Munn's family was extremely supportive of her career and paid for her art education in both New York and Philadelphia. She developed a devotion to international modernism and by 1920 "her style had evolved from the loose colourful brushwork of Impressionism to the more hard-edge geometric fragmentation of natural form". This resulted from her study of the French artist Paul Cézanne.

==Philosophy of art==

Munn kept extensive notebooks of her studies at the Art Students League, which continued on and off until the late 1920s. She read constantly and kept extensive notes on art theory, philosophy, literature, and music, including Synchromism, Cubism, and Theosophy, embracing an intellectual and spiritual approach to art. She was influenced by the writings of Jay Hambidge and his theory of dynamic symmetry, which was instrumental in the development of her Passion Series.

==Later success==

Munn sought to convey spiritual truths within a formal order "like her colleague and admirer Lawren Harris". She was invited to contribute to the 1928 Group of Seven exhibition and submitted her work Composition. The painting was purchased later on by Bertram Brooker who praised it for its "musicality".

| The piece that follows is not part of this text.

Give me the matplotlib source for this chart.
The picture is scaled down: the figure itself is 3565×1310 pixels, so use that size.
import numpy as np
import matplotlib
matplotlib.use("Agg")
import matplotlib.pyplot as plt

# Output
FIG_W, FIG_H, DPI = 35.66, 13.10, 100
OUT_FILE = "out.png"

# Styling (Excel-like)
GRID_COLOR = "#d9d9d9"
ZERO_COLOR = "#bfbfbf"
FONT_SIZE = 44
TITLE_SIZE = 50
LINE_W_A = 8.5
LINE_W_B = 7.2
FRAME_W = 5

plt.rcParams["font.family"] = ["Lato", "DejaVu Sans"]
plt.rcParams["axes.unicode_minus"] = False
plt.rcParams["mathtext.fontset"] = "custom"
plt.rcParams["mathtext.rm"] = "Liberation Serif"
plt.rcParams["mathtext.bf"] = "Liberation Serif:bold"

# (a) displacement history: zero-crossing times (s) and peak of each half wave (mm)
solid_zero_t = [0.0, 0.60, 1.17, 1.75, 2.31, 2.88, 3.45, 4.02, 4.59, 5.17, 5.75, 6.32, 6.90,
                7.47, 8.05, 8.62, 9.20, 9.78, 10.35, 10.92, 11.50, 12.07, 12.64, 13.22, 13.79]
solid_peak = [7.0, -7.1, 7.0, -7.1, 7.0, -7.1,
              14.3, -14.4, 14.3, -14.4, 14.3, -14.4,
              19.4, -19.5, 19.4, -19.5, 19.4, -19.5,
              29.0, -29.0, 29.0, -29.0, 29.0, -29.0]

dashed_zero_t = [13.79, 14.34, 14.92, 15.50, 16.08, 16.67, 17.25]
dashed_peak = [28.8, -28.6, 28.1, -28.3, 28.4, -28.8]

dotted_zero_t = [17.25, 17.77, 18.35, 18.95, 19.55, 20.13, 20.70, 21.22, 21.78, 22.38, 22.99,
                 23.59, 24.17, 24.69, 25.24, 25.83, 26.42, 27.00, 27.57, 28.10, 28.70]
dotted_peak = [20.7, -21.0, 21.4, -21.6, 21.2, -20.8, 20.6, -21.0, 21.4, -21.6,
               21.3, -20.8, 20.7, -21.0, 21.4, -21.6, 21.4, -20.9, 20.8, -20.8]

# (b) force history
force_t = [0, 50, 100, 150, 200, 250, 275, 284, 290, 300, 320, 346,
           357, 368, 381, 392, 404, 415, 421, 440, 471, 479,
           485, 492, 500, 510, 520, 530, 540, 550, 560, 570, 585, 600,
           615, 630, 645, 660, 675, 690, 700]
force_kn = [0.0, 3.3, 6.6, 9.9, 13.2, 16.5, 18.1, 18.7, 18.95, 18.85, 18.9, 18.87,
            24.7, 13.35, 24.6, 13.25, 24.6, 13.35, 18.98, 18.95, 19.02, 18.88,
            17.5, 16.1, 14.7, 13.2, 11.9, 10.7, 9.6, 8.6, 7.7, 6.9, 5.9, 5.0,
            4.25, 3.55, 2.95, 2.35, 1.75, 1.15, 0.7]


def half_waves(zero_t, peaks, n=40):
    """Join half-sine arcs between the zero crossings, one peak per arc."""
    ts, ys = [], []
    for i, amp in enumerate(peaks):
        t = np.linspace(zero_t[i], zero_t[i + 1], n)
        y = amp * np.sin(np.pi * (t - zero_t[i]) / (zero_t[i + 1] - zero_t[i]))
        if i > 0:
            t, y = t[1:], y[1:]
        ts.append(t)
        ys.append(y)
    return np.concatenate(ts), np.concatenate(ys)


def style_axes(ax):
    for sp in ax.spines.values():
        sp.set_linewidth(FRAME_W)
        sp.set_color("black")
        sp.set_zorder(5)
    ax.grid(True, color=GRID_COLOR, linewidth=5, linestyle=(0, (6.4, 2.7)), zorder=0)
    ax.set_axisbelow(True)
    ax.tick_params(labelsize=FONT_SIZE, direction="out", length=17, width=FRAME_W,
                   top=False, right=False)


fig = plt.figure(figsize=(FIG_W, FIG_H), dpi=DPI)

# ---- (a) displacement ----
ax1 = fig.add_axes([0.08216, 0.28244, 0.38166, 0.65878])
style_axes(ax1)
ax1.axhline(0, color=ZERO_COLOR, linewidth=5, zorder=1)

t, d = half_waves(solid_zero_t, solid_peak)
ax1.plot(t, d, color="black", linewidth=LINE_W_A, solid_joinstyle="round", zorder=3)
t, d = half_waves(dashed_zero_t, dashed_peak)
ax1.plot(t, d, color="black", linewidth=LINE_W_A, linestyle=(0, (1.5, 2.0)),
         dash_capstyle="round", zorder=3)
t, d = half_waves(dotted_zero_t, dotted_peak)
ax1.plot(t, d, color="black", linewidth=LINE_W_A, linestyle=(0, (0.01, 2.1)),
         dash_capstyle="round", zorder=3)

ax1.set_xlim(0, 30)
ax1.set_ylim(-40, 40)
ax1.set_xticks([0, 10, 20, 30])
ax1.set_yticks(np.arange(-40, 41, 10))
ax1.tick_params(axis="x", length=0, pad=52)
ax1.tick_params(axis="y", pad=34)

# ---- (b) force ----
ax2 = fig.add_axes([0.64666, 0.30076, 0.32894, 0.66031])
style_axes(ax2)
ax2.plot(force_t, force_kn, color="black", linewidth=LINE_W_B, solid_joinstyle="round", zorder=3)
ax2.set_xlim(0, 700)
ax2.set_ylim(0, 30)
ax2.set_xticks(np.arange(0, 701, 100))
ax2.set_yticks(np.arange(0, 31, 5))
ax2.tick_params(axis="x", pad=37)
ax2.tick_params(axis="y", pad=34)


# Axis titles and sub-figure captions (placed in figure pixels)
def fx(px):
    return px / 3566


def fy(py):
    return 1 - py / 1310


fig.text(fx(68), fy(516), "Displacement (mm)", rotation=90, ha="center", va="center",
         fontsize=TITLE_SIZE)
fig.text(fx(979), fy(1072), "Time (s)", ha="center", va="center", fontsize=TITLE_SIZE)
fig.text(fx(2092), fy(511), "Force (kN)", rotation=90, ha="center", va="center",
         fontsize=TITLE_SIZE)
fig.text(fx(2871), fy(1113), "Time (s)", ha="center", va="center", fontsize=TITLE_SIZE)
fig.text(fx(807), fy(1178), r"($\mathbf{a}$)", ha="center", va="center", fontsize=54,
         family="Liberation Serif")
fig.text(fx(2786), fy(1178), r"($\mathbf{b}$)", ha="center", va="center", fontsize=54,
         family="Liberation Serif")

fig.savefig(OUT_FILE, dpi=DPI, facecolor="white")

In her day, most Toronto art critics were not sure of her pioneering innovations. However she was noted as "one of the ablest...of women painters and one of the most advanced". Frederick Housser wrote that Munn was "probably the only painter in Canada whose canvases show an interest in cubism", which did not suit the popular styles of painting in Toronto at the time she was practicing and exhibiting. He also said "More attention might be paid to her if she exhibited in New York or Paris, instead of Canada, where public appreciation of this kind of painting is as yet undeveloped ..."

Munn died on in Toronto, Ontario at 87 years of age.

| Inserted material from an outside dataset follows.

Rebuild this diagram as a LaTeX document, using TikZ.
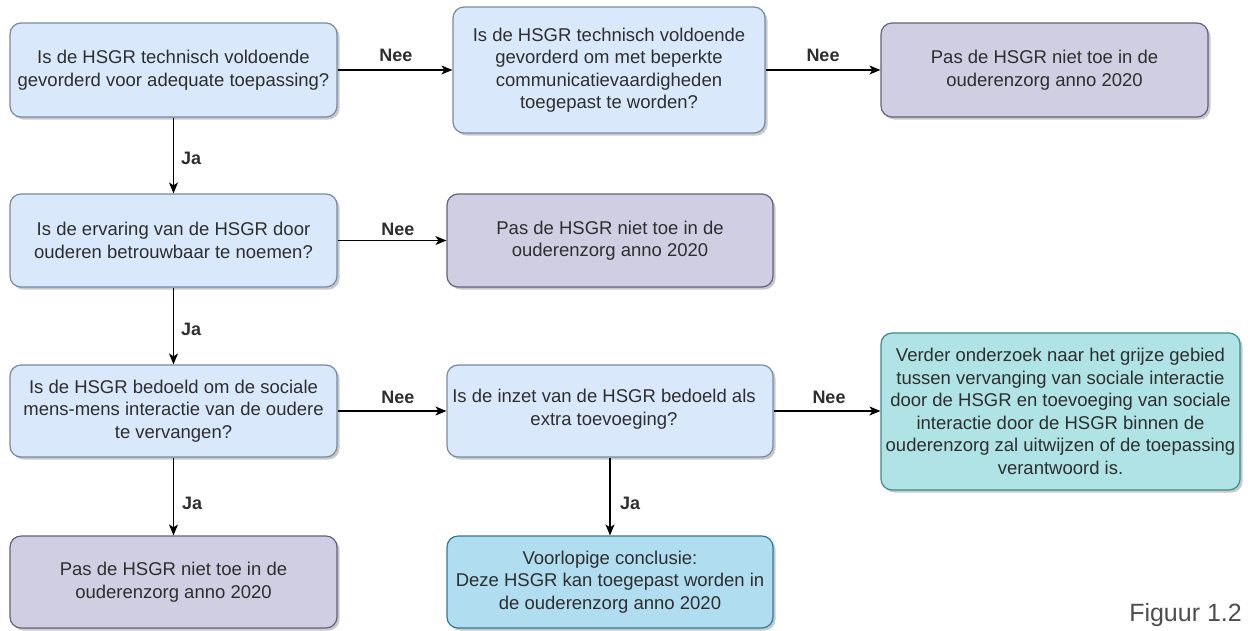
\documentclass[tikz,border=0pt]{standalone}
\usepackage{fontspec}
\setmainfont{Liberation Sans}
\usetikzlibrary{arrows.meta,shadows}

\definecolor{txt}{HTML}{2E2E2E}
\definecolor{qfill}{HTML}{DAE8FC}
\definecolor{qline}{HTML}{7689A8}
\definecolor{nofill}{HTML}{D0CEE2}
\definecolor{noline}{HTML}{64607E}
\definecolor{tealfill}{HTML}{B0E3E6}
\definecolor{tealline}{HTML}{3E8A8C}
\definecolor{okfill}{HTML}{B1DDF0}
\definecolor{okline}{HTML}{2F7A9A}

\begin{document}
\begin{tikzpicture}[x=1pt,y=-1pt,
  box/.style={rectangle, rounded corners=11pt, draw, line width=1.2pt,
    inner sep=0pt, align=center, text=txt,
    font=\fontsize{18.5}{22.5}\selectfont,
    drop shadow={shadow xshift=2.5pt, shadow yshift=-2.5pt, opacity=0.3, fill=black!70}},
  question/.style={box, fill=qfill, draw=qline},
  reject/.style={box, fill=nofill, draw=noline},
  further/.style={box, fill=tealfill, draw=tealline},
  accept/.style={box, fill=okfill, draw=okline},
  flow/.style={draw=black, line width=1.3pt, -{Stealth[length=11pt,width=9pt,inset=3pt]}},
  lbl/.style={font=\fontsize{18}{20}\selectfont\bfseries, text=txt, inner sep=0pt}
]
\useasboundingbox (0,0) rectangle (1252,630);

% first row
\node[question, minimum width=327pt, minimum height=94pt] (A) at (173.5,70)
  {Is de HSGR technisch voldoende\\gevorderd voor adequate toepassing?};
\node[question, minimum width=312pt, minimum height=126pt] (B) at (609,70)
  {Is de HSGR technisch voldoende\\gevorderd om met beperkte\\communicatievaardigheden\\toegepast te worden?};
\node[reject, minimum width=327pt, minimum height=94pt] (C) at (1044.5,70)
  {Pas de HSGR niet toe in de\\ouderenzorg anno 2020};

% second row
\node[question, minimum width=327pt, minimum height=93pt] (D) at (173.5,240.5)
  {Is de ervaring van de HSGR door\\ouderen betrouwbaar te noemen?};
\node[reject, minimum width=326pt, minimum height=93pt] (E) at (610,240.5)
  {Pas de HSGR niet toe in de\\ouderenzorg anno 2020};

% third row
\node[question, minimum width=327pt, minimum height=92pt] (F) at (173.5,411)
  {Is de HSGR bedoeld om de sociale\\mens-mens interactie van de oudere\\te vervangen?};
\node[question, minimum width=326pt, minimum height=92pt] (G) at (610,411) {};
\node[text=txt, align=center, inner sep=0pt, font=\fontsize{18.5}{22.5}\selectfont] (Gt) at (604,409)
  {Is de inzet van de HSGR bedoeld als\\extra toevoeging?};
\node[further, minimum width=359pt, minimum height=157pt] (H) at (1060.5,411.5)
  {Verder onderzoek naar het grijze gebied\\tussen vervanging van sociale interactie\\door de HSGR en toevoeging van sociale\\interactie door de HSGR binnen de\\ouderenzorg zal uitwijzen of de toepassing\\verantwoord is.};

% fourth row
\node[reject, minimum width=327pt, minimum height=92pt] (I) at (173.5,582)
  {Pas de HSGR niet toe in de\\ouderenzorg anno 2020};
\node[accept, minimum width=326pt, minimum height=92pt] (J) at (610,582)
  {Voorlopige conclusie:\\Deze HSGR kan toegepast worden in\\de ouderenzorg anno 2020};

% connectors
\draw[flow] (A) -- (B);
\draw[flow] (B) -- (C);
\draw[flow] (D) -- (E);
\draw[flow] (F) -- (G);
\draw[flow] (G) -- (H.west |- G.east);
\draw[flow] (A) -- (D);
\draw[flow] (D) -- (F);
\draw[flow] (F) -- (I);
\draw[flow] (G) -- (J);

% connector labels
\node[lbl] (n1) at (396,55) {Nee};
\node[lbl] (n2) at (823,55) {Nee};
\node[lbl] (n3) at (398,229) {Nee};
\node[lbl] (n4) at (398,397) {Nee};
\node[lbl] (n5) at (829,397) {Nee};
\node[lbl, anchor=west] (j1) at (181,158) {Ja};
\node[lbl, anchor=west] (j2) at (181,329) {Ja};
\node[lbl, anchor=west] (j3) at (182,503) {Ja};
\node[lbl, anchor=west] (j4) at (620,503) {Ja};

% caption
\node[text=txt!85, font=\fontsize{25}{28}\selectfont, anchor=east, inner sep=0pt] (fig) at (1242,615) {Figuur 1.2};
\end{tikzpicture}
\end{document}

In 2011, Cassandra Getty for the Art Gallery of Windsor organized an exhibition of Munn's work which travelled to the Art Gallery of Ontario where it was titled The Passion of Kathleen Munn. In Toronto, the show of around 40 paintings and works on paper was supplemented with related drawings and collages from her archives which revealed her working process.

==Collections==
Munn's work is included in the collections of the Art Gallery of Ontario and the National Gallery of Canada.